## Begin
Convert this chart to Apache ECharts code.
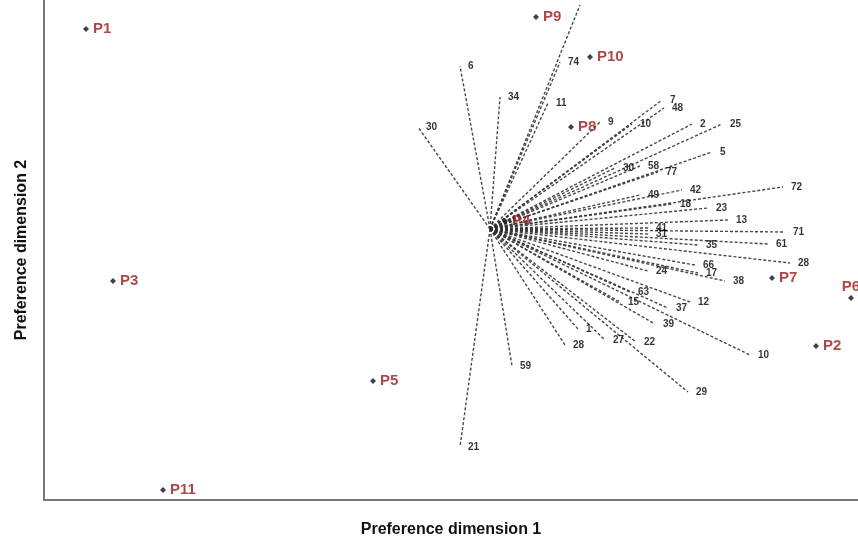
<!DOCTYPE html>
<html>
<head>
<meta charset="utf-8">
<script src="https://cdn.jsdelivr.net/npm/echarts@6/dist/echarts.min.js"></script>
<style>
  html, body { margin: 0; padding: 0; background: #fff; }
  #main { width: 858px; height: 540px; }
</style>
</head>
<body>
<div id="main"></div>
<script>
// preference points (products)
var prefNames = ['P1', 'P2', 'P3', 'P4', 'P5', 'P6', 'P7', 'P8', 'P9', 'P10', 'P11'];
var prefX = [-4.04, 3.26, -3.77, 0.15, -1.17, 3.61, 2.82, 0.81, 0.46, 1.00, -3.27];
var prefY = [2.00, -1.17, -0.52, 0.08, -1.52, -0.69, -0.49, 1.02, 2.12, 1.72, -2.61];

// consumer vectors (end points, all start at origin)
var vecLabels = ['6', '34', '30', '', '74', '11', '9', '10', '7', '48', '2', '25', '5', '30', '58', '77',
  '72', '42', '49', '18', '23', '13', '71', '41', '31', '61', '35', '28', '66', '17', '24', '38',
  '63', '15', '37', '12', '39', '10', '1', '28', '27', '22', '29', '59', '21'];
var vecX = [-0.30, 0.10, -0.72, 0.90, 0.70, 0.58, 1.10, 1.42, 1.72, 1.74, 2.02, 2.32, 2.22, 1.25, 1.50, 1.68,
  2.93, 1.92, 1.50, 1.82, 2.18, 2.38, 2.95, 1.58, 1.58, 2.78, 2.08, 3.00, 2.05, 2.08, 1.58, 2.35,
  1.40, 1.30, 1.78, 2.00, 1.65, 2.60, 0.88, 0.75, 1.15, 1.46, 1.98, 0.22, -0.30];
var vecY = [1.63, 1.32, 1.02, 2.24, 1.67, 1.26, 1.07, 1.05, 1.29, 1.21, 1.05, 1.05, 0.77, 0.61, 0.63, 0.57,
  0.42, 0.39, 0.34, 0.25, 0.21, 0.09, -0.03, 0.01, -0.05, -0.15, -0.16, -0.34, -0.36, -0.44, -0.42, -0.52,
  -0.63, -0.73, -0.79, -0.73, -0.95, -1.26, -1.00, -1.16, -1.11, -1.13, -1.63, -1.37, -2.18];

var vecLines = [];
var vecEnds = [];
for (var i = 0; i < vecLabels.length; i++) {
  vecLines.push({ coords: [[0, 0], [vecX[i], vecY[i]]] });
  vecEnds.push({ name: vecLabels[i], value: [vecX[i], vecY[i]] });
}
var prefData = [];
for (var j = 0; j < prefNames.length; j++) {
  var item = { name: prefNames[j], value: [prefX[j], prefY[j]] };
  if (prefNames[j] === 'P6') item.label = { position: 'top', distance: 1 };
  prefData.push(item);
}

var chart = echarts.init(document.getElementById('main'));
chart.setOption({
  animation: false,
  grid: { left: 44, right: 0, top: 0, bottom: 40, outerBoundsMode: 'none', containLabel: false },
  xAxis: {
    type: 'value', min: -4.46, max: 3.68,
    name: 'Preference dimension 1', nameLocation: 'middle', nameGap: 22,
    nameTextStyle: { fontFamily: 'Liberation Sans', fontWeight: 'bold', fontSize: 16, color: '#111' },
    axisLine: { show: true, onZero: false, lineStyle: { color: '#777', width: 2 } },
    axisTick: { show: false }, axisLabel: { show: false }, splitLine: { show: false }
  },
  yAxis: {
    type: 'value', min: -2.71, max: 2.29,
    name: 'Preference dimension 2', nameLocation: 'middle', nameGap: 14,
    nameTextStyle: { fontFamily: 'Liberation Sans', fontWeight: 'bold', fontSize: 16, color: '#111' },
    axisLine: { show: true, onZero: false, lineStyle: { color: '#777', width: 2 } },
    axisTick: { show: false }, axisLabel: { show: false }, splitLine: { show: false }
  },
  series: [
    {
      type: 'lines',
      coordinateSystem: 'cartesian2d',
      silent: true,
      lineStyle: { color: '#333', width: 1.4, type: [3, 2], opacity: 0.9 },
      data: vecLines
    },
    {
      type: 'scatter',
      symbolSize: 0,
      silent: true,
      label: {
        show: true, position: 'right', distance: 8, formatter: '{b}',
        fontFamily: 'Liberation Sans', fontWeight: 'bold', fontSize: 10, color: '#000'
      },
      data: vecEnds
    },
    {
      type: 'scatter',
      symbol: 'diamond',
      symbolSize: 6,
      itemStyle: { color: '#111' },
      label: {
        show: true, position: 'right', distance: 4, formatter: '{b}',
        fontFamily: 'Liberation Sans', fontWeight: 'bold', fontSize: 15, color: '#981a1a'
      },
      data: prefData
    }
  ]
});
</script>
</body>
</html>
## End
## Begin
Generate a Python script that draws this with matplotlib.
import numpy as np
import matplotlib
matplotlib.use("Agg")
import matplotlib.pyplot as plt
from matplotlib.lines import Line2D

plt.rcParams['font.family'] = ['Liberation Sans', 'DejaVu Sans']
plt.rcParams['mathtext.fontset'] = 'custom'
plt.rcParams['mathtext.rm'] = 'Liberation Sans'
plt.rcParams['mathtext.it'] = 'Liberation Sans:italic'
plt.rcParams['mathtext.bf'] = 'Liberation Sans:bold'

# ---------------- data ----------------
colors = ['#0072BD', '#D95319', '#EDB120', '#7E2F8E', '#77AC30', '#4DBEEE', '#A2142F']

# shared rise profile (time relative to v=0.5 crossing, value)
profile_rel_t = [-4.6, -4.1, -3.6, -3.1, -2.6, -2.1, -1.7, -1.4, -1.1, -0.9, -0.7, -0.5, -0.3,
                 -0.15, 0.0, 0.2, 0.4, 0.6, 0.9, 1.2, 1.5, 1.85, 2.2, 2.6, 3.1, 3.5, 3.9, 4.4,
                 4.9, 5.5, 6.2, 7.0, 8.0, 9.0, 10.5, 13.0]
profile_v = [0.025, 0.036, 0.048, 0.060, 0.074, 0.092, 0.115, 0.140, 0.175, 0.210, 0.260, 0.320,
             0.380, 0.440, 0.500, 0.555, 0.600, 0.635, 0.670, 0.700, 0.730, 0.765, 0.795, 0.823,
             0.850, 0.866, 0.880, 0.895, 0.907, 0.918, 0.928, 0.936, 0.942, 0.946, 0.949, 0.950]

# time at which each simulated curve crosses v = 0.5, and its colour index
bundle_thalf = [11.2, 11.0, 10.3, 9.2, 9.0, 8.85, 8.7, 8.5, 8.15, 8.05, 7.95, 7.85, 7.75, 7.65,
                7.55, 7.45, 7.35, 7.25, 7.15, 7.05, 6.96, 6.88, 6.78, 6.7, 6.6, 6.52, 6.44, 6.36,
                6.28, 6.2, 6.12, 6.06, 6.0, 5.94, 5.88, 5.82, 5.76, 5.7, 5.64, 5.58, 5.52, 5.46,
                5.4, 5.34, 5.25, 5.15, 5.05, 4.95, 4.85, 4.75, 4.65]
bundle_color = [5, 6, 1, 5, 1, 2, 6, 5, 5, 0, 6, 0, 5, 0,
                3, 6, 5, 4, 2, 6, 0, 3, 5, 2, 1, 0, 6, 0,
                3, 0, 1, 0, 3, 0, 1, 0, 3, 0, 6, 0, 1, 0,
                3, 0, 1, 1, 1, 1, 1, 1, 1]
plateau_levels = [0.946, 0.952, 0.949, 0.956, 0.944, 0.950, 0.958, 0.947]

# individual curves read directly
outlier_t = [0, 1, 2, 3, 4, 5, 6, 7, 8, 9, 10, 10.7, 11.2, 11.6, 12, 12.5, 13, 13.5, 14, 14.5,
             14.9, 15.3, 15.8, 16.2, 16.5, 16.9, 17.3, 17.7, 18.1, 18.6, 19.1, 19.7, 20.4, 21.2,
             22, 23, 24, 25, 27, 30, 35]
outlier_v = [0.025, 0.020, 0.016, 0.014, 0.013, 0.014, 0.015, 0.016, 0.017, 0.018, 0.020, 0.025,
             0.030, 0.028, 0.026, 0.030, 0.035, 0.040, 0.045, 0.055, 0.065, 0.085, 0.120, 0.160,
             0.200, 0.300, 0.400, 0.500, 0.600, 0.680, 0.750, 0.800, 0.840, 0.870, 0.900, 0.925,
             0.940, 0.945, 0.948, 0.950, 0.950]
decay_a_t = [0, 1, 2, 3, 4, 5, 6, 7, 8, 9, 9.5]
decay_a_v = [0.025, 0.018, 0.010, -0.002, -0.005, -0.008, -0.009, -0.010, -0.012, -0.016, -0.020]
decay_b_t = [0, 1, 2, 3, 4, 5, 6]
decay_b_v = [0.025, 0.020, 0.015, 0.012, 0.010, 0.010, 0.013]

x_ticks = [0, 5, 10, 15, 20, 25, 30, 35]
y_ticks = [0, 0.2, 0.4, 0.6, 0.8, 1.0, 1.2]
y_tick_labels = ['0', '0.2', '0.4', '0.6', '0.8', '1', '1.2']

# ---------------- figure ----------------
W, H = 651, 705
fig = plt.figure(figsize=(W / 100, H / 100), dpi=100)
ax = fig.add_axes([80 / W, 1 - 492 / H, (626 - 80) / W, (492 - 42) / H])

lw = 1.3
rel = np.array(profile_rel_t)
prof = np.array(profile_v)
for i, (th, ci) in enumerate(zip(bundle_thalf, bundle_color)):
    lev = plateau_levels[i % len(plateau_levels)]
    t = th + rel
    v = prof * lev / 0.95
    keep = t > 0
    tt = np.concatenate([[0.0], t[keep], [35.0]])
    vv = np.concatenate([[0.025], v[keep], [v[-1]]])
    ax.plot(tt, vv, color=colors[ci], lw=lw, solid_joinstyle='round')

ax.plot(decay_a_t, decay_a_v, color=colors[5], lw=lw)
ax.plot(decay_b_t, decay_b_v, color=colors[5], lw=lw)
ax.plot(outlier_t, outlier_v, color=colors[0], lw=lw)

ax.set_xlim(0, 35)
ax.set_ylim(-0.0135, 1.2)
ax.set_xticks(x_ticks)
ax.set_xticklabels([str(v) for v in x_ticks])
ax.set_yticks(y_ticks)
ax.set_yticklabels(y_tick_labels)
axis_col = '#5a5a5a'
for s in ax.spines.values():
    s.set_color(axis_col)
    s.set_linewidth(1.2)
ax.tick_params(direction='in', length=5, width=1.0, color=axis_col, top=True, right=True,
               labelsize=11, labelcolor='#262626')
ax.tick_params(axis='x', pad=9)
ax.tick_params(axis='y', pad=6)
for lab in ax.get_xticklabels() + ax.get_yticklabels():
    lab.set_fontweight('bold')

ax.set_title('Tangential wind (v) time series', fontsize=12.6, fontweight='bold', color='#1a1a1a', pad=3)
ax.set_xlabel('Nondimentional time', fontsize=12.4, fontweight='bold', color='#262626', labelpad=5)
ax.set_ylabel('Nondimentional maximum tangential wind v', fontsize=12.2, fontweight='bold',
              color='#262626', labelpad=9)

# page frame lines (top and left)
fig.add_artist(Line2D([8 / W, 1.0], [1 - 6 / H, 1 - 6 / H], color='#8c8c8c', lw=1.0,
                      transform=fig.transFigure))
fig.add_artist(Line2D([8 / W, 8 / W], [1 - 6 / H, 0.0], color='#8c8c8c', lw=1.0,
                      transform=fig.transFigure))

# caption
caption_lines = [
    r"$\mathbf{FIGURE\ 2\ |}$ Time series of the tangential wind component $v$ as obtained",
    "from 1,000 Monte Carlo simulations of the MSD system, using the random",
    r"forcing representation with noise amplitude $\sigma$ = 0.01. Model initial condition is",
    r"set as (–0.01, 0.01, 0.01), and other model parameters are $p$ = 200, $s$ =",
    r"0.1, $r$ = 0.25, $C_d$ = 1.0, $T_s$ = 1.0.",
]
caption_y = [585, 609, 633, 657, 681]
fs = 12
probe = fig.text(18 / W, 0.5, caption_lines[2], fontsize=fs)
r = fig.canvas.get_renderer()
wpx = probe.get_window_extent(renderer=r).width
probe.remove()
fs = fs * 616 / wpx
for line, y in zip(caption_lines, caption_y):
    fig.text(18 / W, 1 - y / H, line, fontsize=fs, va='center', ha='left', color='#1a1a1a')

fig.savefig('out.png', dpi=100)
## End
**EXERCISE PROMPT:** Leaving the pictures out, write out exactly the lines from the line containing "Convert this chart to Apache ECharts code." through the line containing "2.12, 1.72, -2.61];", both included.

**PROBLEM SOLUTION:**
Convert this chart to Apache ECharts code.
<!DOCTYPE html>
<html>
<head>
<meta charset="utf-8">
<script src="https://cdn.jsdelivr.net/npm/echarts@6/dist/echarts.min.js"></script>
<style>
  html, body { margin: 0; padding: 0; background: #fff; }
  #main { width: 858px; height: 540px; }
</style>
</head>
<body>
<div id="main"></div>
<script>
// preference points (products)
var prefNames = ['P1', 'P2', 'P3', 'P4', 'P5', 'P6', 'P7', 'P8', 'P9', 'P10', 'P11'];
var prefX = [-4.04, 3.26, -3.77, 0.15, -1.17, 3.61, 2.82, 0.81, 0.46, 1.00, -3.27];
var prefY = [2.00, -1.17, -0.52, 0.08, -1.52, -0.69, -0.49, 1.02, 2.12, 1.72, -2.61];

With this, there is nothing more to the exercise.